If we avoid quantum mechanics, then spin does not exist hence it need not be considered :)
More seriously, considering spin in the basic statistical physics texts would only unnecesarily complicate the discussion - remember that these texts are designed for teaching students statistical physics rather than presenting a theoretical research in real phenomena.
A good practical reason why spin can be neglected is that in absence of magnetic field the spin states are degenerate, so the repartition of energy between them is trivial, and need not be specially considered. Moreover, many monoatomic gases have zero total spin (the ground state is often a singlet state).
If magnetic field is present however, one may have to account for spin - perhaps, people withe xpertise in astrophysics or plasma could come up with relevant examples.
It has been noted in the comments and clarified in the edited question that the point of the question is not spin of individual particles, but the angular momentum of molecules (which consists of the mechanical angular momentum of a molecules as a whole and the spins of the constituting particles).

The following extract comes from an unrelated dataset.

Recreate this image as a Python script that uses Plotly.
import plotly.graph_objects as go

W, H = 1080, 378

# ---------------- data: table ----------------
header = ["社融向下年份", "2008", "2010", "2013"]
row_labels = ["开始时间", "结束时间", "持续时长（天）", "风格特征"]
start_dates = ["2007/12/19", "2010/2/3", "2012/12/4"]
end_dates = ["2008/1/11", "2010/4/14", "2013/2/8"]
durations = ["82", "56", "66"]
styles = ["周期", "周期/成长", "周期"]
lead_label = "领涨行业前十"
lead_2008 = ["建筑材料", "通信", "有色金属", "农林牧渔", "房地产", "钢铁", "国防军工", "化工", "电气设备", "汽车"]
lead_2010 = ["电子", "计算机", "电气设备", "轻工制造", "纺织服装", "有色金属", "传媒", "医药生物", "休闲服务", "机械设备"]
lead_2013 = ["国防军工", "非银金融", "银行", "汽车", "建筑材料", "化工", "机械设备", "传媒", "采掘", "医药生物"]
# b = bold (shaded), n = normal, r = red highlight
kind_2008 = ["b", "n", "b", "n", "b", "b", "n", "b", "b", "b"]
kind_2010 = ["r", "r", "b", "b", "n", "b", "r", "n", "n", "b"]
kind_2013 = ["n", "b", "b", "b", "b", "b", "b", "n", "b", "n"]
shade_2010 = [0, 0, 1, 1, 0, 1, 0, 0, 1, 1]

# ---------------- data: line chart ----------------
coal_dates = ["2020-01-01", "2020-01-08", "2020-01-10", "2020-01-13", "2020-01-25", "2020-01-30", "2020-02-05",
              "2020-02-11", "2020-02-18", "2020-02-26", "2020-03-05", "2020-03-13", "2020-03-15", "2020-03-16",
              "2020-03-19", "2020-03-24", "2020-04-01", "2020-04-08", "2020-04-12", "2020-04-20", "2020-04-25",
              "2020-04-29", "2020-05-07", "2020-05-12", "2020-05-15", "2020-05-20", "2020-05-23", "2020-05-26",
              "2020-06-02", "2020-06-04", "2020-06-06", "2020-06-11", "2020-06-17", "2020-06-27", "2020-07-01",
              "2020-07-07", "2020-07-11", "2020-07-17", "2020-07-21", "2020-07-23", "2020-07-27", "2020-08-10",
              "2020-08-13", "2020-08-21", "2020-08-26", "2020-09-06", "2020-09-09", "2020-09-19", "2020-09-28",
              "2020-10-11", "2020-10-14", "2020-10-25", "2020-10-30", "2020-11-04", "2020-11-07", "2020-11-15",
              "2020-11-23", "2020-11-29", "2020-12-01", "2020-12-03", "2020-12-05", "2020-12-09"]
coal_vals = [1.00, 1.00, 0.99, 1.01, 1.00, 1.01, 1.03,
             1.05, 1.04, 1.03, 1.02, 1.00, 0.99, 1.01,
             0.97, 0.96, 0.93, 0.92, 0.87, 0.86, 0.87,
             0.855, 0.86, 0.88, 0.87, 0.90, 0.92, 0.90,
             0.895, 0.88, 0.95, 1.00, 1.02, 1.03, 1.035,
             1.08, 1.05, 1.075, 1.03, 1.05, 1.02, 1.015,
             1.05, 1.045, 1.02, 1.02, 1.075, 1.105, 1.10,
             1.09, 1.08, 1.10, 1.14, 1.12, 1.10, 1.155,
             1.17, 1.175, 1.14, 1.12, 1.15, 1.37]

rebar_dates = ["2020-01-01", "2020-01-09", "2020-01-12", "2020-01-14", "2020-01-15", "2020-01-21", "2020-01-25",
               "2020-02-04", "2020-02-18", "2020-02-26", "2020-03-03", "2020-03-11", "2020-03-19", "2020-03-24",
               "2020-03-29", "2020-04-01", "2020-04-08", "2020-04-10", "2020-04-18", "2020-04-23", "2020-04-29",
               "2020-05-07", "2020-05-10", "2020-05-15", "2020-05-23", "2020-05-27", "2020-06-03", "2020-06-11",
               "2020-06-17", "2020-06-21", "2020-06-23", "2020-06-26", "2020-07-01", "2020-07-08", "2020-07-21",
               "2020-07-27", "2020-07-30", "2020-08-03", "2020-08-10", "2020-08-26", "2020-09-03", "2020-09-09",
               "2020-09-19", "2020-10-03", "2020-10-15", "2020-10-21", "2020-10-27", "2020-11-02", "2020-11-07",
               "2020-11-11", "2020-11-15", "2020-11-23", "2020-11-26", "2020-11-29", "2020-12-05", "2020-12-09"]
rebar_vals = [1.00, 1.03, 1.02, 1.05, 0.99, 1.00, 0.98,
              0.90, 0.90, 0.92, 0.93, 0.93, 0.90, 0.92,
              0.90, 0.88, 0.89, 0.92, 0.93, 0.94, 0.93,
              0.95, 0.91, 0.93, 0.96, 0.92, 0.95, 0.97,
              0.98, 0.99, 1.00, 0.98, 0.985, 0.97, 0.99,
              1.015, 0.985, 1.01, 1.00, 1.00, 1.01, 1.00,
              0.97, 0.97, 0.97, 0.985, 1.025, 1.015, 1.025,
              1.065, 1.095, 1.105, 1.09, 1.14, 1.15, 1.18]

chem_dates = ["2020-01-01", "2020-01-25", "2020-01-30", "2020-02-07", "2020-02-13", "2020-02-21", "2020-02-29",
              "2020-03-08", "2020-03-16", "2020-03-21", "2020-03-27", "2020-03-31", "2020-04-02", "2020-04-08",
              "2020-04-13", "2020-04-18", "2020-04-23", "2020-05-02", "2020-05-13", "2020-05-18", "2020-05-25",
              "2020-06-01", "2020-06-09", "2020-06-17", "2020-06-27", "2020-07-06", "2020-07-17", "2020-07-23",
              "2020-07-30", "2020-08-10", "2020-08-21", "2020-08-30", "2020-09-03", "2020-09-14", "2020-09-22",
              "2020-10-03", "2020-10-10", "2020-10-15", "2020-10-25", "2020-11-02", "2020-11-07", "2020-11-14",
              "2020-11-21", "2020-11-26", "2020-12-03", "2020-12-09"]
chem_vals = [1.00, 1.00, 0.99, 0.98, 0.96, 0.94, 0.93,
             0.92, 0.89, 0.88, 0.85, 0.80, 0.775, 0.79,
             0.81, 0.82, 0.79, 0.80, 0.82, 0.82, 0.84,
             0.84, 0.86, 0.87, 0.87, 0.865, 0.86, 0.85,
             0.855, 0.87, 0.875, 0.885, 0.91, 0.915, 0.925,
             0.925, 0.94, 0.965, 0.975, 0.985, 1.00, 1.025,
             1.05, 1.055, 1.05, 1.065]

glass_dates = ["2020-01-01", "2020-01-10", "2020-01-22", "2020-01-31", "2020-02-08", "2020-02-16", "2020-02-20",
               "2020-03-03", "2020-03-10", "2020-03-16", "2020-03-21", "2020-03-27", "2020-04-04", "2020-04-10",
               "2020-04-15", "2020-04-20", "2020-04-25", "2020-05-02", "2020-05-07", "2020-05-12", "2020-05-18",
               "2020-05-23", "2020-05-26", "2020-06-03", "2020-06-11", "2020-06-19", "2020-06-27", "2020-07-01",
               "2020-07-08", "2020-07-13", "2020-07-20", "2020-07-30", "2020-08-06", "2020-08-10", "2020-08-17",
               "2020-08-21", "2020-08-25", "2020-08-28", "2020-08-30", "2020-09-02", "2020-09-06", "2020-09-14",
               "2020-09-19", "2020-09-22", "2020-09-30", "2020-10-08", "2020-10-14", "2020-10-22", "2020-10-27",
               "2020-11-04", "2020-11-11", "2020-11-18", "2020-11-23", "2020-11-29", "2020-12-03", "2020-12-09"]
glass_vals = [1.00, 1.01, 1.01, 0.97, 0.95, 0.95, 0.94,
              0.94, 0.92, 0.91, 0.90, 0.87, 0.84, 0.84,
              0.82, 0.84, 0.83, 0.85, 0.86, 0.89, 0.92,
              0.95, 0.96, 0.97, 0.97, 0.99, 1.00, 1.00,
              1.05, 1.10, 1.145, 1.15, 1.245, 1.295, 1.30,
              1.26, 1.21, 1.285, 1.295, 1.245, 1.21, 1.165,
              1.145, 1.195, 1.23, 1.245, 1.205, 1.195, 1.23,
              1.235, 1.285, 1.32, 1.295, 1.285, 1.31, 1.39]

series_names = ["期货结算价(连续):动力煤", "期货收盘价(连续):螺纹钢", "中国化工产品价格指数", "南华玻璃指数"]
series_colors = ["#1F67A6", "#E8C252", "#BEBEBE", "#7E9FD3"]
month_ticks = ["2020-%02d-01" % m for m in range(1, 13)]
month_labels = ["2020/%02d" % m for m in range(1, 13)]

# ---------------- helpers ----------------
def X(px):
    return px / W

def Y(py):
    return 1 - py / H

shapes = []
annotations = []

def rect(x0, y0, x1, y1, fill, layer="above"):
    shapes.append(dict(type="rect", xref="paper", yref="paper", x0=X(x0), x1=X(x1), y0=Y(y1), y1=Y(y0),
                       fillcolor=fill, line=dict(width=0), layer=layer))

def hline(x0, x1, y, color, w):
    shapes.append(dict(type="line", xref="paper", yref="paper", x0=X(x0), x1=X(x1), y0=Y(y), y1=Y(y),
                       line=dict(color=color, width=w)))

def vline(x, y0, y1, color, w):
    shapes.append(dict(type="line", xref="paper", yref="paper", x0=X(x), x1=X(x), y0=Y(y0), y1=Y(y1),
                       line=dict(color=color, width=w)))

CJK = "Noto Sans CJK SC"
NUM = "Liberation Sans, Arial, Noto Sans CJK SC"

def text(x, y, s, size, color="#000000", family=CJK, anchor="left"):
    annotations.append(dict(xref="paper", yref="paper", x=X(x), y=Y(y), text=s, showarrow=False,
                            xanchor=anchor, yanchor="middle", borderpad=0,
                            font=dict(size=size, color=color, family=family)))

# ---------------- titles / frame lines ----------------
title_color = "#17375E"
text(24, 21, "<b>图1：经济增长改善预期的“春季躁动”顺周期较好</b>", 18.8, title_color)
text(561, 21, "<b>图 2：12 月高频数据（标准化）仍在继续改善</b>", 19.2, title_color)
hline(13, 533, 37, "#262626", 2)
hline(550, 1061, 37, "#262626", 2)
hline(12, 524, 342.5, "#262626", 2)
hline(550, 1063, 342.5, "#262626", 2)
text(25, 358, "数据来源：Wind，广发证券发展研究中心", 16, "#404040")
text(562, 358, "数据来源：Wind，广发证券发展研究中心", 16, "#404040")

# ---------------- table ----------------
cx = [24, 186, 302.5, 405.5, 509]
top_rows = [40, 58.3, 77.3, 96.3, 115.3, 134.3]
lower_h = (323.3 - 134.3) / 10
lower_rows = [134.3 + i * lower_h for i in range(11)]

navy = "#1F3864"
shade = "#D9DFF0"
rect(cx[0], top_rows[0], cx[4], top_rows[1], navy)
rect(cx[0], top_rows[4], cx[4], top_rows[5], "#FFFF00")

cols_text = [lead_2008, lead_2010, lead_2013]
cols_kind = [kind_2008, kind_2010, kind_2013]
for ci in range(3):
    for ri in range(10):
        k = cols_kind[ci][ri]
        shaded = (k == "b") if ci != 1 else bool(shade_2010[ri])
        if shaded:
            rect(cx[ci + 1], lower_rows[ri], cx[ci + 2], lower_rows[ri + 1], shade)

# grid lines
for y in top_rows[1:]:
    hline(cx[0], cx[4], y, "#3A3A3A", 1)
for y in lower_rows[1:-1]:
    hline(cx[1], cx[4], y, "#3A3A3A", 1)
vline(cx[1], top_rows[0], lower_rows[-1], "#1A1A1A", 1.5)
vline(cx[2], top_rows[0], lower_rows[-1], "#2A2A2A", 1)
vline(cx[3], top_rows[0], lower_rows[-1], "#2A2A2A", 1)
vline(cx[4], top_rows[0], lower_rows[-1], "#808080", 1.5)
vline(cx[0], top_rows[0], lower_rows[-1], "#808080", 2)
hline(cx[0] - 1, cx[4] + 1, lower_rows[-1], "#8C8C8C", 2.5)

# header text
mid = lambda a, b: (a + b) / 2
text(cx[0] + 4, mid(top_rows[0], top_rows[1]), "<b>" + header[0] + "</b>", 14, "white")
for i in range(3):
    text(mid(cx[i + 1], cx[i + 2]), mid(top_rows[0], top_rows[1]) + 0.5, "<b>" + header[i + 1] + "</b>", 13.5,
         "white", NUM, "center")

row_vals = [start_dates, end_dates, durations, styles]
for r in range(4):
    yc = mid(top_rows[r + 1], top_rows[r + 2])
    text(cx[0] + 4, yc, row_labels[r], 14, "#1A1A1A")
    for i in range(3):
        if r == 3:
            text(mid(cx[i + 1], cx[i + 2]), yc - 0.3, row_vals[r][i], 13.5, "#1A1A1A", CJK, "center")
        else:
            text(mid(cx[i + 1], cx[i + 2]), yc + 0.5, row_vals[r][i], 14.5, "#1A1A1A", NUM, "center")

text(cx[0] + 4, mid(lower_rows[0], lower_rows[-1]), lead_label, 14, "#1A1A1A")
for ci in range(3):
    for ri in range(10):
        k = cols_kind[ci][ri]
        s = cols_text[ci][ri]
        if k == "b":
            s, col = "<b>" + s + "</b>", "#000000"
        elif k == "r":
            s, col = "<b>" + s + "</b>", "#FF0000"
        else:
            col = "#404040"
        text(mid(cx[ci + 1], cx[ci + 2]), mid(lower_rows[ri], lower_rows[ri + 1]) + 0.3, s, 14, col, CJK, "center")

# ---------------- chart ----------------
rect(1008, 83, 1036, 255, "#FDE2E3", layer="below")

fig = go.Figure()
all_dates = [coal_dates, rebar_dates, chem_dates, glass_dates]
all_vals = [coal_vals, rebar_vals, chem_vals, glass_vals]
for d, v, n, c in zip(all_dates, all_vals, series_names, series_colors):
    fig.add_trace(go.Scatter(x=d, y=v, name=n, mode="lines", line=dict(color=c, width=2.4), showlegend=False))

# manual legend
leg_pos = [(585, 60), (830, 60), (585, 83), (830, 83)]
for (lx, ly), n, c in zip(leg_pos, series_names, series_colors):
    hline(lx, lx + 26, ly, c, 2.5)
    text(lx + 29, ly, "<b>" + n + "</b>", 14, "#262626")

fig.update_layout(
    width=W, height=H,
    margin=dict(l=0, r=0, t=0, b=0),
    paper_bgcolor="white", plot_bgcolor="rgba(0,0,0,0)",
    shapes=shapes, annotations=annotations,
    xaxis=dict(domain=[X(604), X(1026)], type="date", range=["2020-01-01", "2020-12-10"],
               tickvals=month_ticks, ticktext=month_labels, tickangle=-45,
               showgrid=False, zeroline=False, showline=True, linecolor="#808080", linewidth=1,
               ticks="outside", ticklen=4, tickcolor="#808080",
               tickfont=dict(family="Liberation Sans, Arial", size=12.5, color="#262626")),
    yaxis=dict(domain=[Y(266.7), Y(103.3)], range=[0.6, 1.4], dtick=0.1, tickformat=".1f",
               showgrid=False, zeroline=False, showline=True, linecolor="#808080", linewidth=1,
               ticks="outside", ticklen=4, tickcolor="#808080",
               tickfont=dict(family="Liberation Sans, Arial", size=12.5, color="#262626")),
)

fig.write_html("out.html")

In this respect classical statistical mechanics treats atoms as point-like objects or, at best, spherically symmetric objects, so that the direction of the angular moment can still be ignored in the thermodynamic calculations.
The existing asymmetry may have to be accounted for at the level where the internal structure of atoms plays role, i.e., where the transitions between atomic energy levels are important. As an example one can consider thermodynamic state of a gas in a discharge lamp or a gas laser. Again, such cases are not considered in basic stat. physics textbooks, and rather easily treated once the basics are mastered.